I attend a writer's workshop sponsored by a local library and led by a writer friend. Why, you ask, do you attend a workshop when you have ghostwritten twenty-one business books and published three novels? For what do you need a workshop?
I do not believe I need a workshop. I do believe I can still learn something, that I can be stimulated to try something new. One of the new things I tried is an exercise called "Make Something of It."
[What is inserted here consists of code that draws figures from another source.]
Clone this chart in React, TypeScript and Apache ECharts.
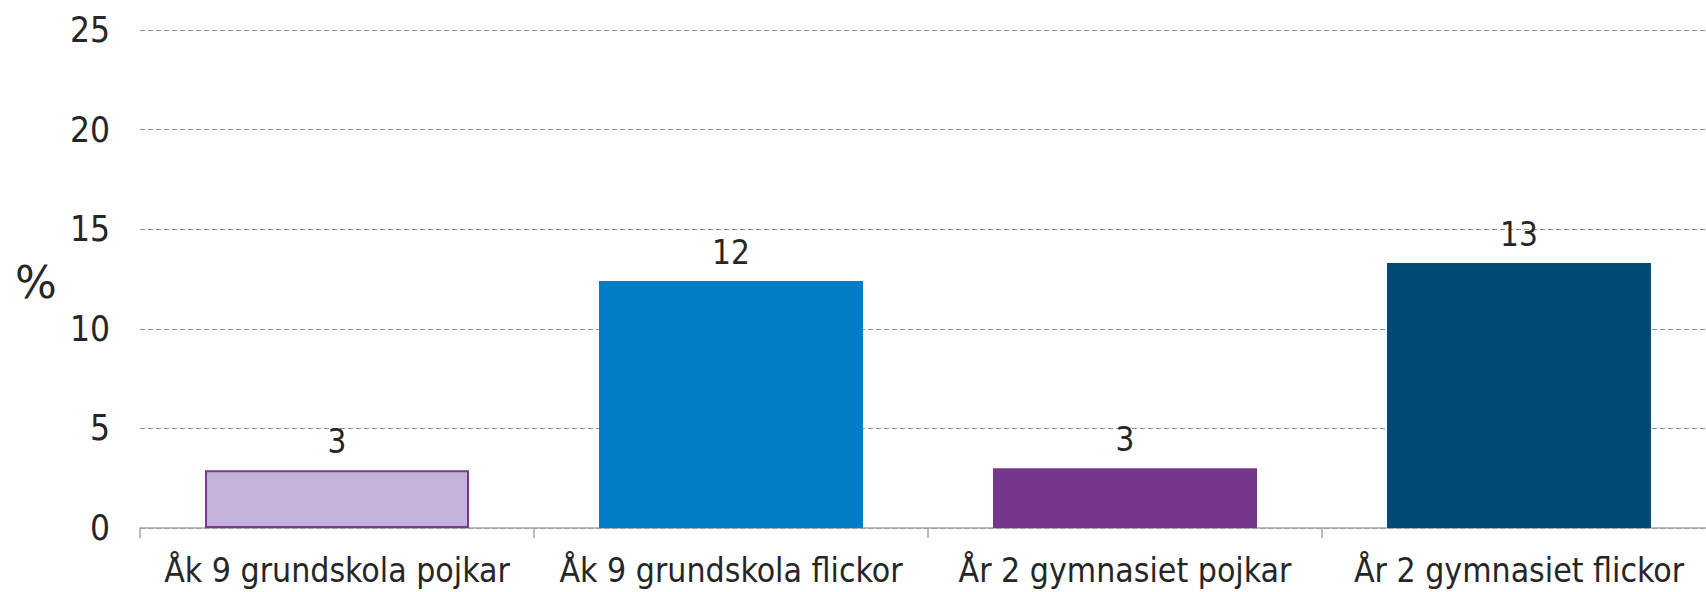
import React, { useEffect, useRef } from "react";
import * as echarts from "echarts";

const categories = [
  "Åk 9 grundskola pojkar",
  "Åk 9 grundskola flickor",
  "År 2 gymnasiet pojkar",
  "År 2 gymnasiet flickor",
];
const values = [2.9, 12.4, 3.0, 13.3];
const barColors = ["#C4B3D8", "#007DC6", "#76368A", "#004A77"];
const barBorders = ["#773A8F", "#007DC6", "#76368A", "#004A77"];
const yTicks = { min: 0, max: 25, interval: 5 };
const yAxisName = "%";

const FONT = "'DejaVu Sans Condensed', 'DejaVu Sans', sans-serif";

export default function App() {
  const ref = useRef<HTMLDivElement>(null);
  useEffect(() => {
    if (!ref.current) return;
    const chart = echarts.init(ref.current, null, { renderer: "svg" });
    chart.setOption({
      animation: false,
      backgroundColor: "#ffffff",
      textStyle: { fontFamily: FONT },
      grid: {
        left: 140,
        top: 30,
        height: 498,
        width: 1576,
        containLabel: false,
        outerBoundsMode: "none",
      },
      graphic: [
        {
          type: "text",
          left: 15,
          top: 260,
          style: { text: yAxisName, fontSize: 44, fill: "#262626", fontFamily: "'DejaVu Sans', sans-serif" },
        },
      ],
      xAxis: {
        type: "category",
        data: categories,
        axisLine: { show: true, lineStyle: { color: "#A6A6A6", width: 1.5 } },
        axisTick: { show: true, length: 10, inside: false, lineStyle: { color: "#A6A6A6", width: 1.5 } },
        axisLabel: { color: "#262626", fontSize: 33.5, margin: 25, fontFamily: FONT, interval: 0 },
      },
      yAxis: {
        type: "value",
        min: yTicks.min,
        max: yTicks.max,
        interval: yTicks.interval,
        axisLine: { show: false },
        axisTick: { show: false },
        axisLabel: { color: "#262626", fontSize: 35, margin: 30, fontFamily: FONT },
        splitLine: {
          show: true,
          lineStyle: { color: "#8C8C8C", width: 1, type: [5, 3] },
        },
      },
      series: [
        {
          type: "bar",
          barCategoryGap: "33%",
          data: values.map((v, i) => ({
            value: v,
            itemStyle: {
              color: barColors[i],
              borderColor: barBorders[i],
              borderWidth: i === 0 ? 2 : 0,
            },
          })),
          label: {
            show: true,
            position: "top",
            distance: 12,
            fontSize: 33,
            color: "#262626",
            fontFamily: FONT,
            formatter: (p: any) => String(Math.round(p.value)),
          },
        },
      ],
    });
    return () => chart.dispose();
  }, []);
  return (
    <div
      ref={ref}
      style={{ position: "fixed", left: 0, top: 0, width: 1706, height: 592 }}
    />
  );
}
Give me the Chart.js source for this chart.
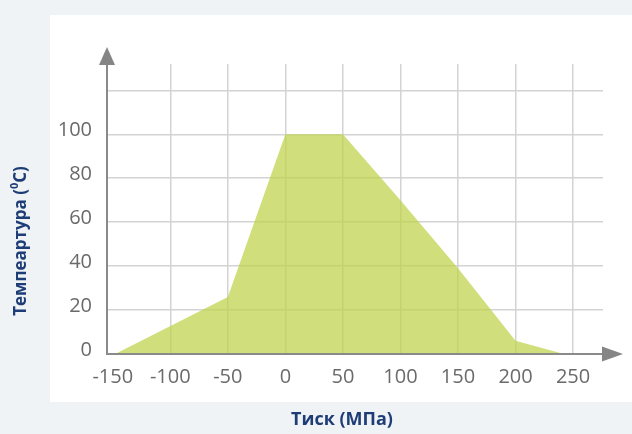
<!DOCTYPE html>
<html><head><meta charset="utf-8">
<script src="https://cdn.jsdelivr.net/npm/chart.js@4/dist/chart.umd.min.js"></script>
<style>html,body{margin:0;padding:0;background:#eff3f6;overflow:hidden}canvas{display:block}</style>
</head><body>
<canvas id="c" width="632" height="434"></canvas>
<script>
// ---- data ----
const pressure = [-148, -50, 0, 50, 100, 150, 200, 242];   // MPa
const temperature = [0, 26, 100, 100, 70, 39, 6, 0];       // °C
const xTickValues = [-150, -100, -50, 0, 50, 100, 150, 200, 250];
const yTickValues = [0, 20, 40, 60, 80, 100, 120];
const yTickLabels = ['0', '20', '40', '60', '80', '100', ''];
const xTitle = 'Тиск (МПа)';
const yTitleParts = ['Темпеартура (', '0', 'C)'];

const points = pressure.map((p, i) => ({x: p, y: temperature[i]}));

const backdrop = {
  id: 'backdrop',
  beforeDraw(chart) {
    const {ctx, width, height} = chart;
    ctx.save();
    ctx.fillStyle = '#eff3f6';
    ctx.fillRect(0, 0, width, height);
    ctx.fillStyle = '#ffffff';
    ctx.fillRect(50, 15, width - 50, 387);
    ctx.restore();
  }
};

const axesArrows = {
  id: 'axesArrows',
  afterDatasetsDraw(chart) {
    const {ctx, chartArea: a} = chart;
    ctx.save();
    ctx.strokeStyle = '#8a8a8a';
    ctx.fillStyle = '#858585';
    ctx.lineWidth = 2;
    ctx.beginPath();
    ctx.moveTo(a.left, a.bottom);
    ctx.lineTo(a.right, a.bottom);
    ctx.moveTo(a.left, a.bottom + 1);
    ctx.lineTo(a.left, a.top);
    ctx.stroke();
    // x arrow
    ctx.beginPath();
    ctx.moveTo(a.right - 1, a.bottom - 7.5);
    ctx.lineTo(a.right + 20, a.bottom);
    ctx.lineTo(a.right - 1, a.bottom + 7.5);
    ctx.closePath();
    ctx.fill();
    // y arrow
    ctx.beginPath();
    ctx.moveTo(a.left - 8, a.top + 1);
    ctx.lineTo(a.left, a.top - 17);
    ctx.lineTo(a.left + 8, a.top + 1);
    ctx.closePath();
    ctx.fill();
    ctx.restore();
  }
};

const titles = {
  id: 'titles',
  afterDraw(chart) {
    const {ctx} = chart;
    ctx.save();
    ctx.fillStyle = '#1e3d76';
    ctx.font = 'bold 18px "Open Sans"';
    ctx.textAlign = 'center';
    ctx.textBaseline = 'middle';
    ctx.fillText(xTitle, 342, 420);
    // rotated y title with superscript
    ctx.translate(21, 241);
    ctx.rotate(-Math.PI / 2);
    const mainFont = 'bold 17px "Open Sans"';
    const supFont = 'bold 11px "Open Sans"';
    ctx.font = mainFont;
    const w1 = ctx.measureText(yTitleParts[0]).width;
    const w3 = ctx.measureText(yTitleParts[2]).width;
    ctx.font = supFont;
    const w2 = ctx.measureText(yTitleParts[1]).width;
    let x = -(w1 + w2 + w3) / 2;
    ctx.textAlign = 'left';
    ctx.font = mainFont;
    ctx.fillText(yTitleParts[0], x, 0);
    x += w1;
    ctx.font = supFont;
    ctx.fillText(yTitleParts[1], x, -6);
    x += w2;
    ctx.font = mainFont;
    ctx.fillText(yTitleParts[2], x, 0);
    ctx.restore();
  }
};

new Chart(document.getElementById('c'), {
  type: 'line',
  data: {
    datasets: [{
      data: points,
      fill: 'origin',
      backgroundColor: 'rgba(190,211,72,0.72)',
      borderWidth: 0,
      borderColor: 'rgba(0,0,0,0)',
      pointRadius: 0,
      tension: 0
    }]
  },
  options: {
    responsive: false,
    animation: false,
    devicePixelRatio: 1,
    layout: {padding: {top: 64, right: 29, bottom: 0, left: 0}},
    plugins: {legend: {display: false}, tooltip: {enabled: false}},
    scales: {
      x: {
        type: 'linear',
        min: -155,
        max: 276,
        afterBuildTicks: s => { s.ticks = xTickValues.map(v => ({value: v})); },
        afterFit: s => { s.height = 80; },
        border: {display: false},
        grid: {
          drawTicks: false,
          lineWidth: 1.5,
          color: c => (c.tick && c.tick.value === xTickValues[0]) ? 'rgba(0,0,0,0)' : '#d3d3d3'
        },
        ticks: {
          autoSkip: false,
          maxRotation: 0,
          padding: 11,
          color: '#6a6a6a',
          font: {family: '"Open Sans"', size: 20},
          callback: v => String(v)
        }
      },
      y: {
        type: 'linear',
        min: 0,
        max: 132,
        afterBuildTicks: s => { s.ticks = yTickValues.map(v => ({value: v})); },
        afterFit: s => { s.width = 107; },
        border: {display: false},
        grid: {
          drawTicks: false,
          lineWidth: 1.5,
          color: c => (c.tick && c.tick.value === 0) ? 'rgba(0,0,0,0)' : '#d3d3d3'
        },
        ticks: {
          padding: 15,
          labelOffset: -4,
          color: '#6a6a6a',
          font: {family: '"Open Sans"', size: 20},
          callback: (v, i) => yTickLabels[i]
        }
      }
    }
  },
  plugins: [backdrop, axesArrows, titles]
});
</script>
</body></html>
Take a list of random phrases and turn them into sentences in a poem, a story, an essay. In each case, the subject and verb must appear in which they appear in the list. Their relationship must remain the same and they must appear in the order in which they are listed. Beyond that you are invited to decorate or elaborate upon the sentence as you will. Can you make something of the following?
Springtime mattered.
Sophie recoiled.
The twins bled.
The Volkswagen lurched.
The mountains glowed.
The children wept.
Wayne stole.
Alice tripped.
Run Sue.
Bruce felt down.
Scott breathed.
Darkness fell.
Not easy, is it? Here—without boring you about my struggle to hammer the phrases into some semblance of sense and coherence—is what I was able to come up with:
Springtime mattered because without it
We perish in the boundless ice.
Sophie recoiled at the vision
Of winter interminable.
As the twins bled, their feet raw,
And the Volkswagen lurched
Through slushy ruts,
The mountains glowed, indifferent,
While the children wept in the dusk.
Wayne stole kindling, firewood.
Alice tripped at the threshold.
Run, Sue, run! Fetch a burning ember!
Bruce felt down at the sight of living flame.
Scott breathed wood smoke, perfume
In the warming air.
Darkness fell.
Good luck coming up with your own version.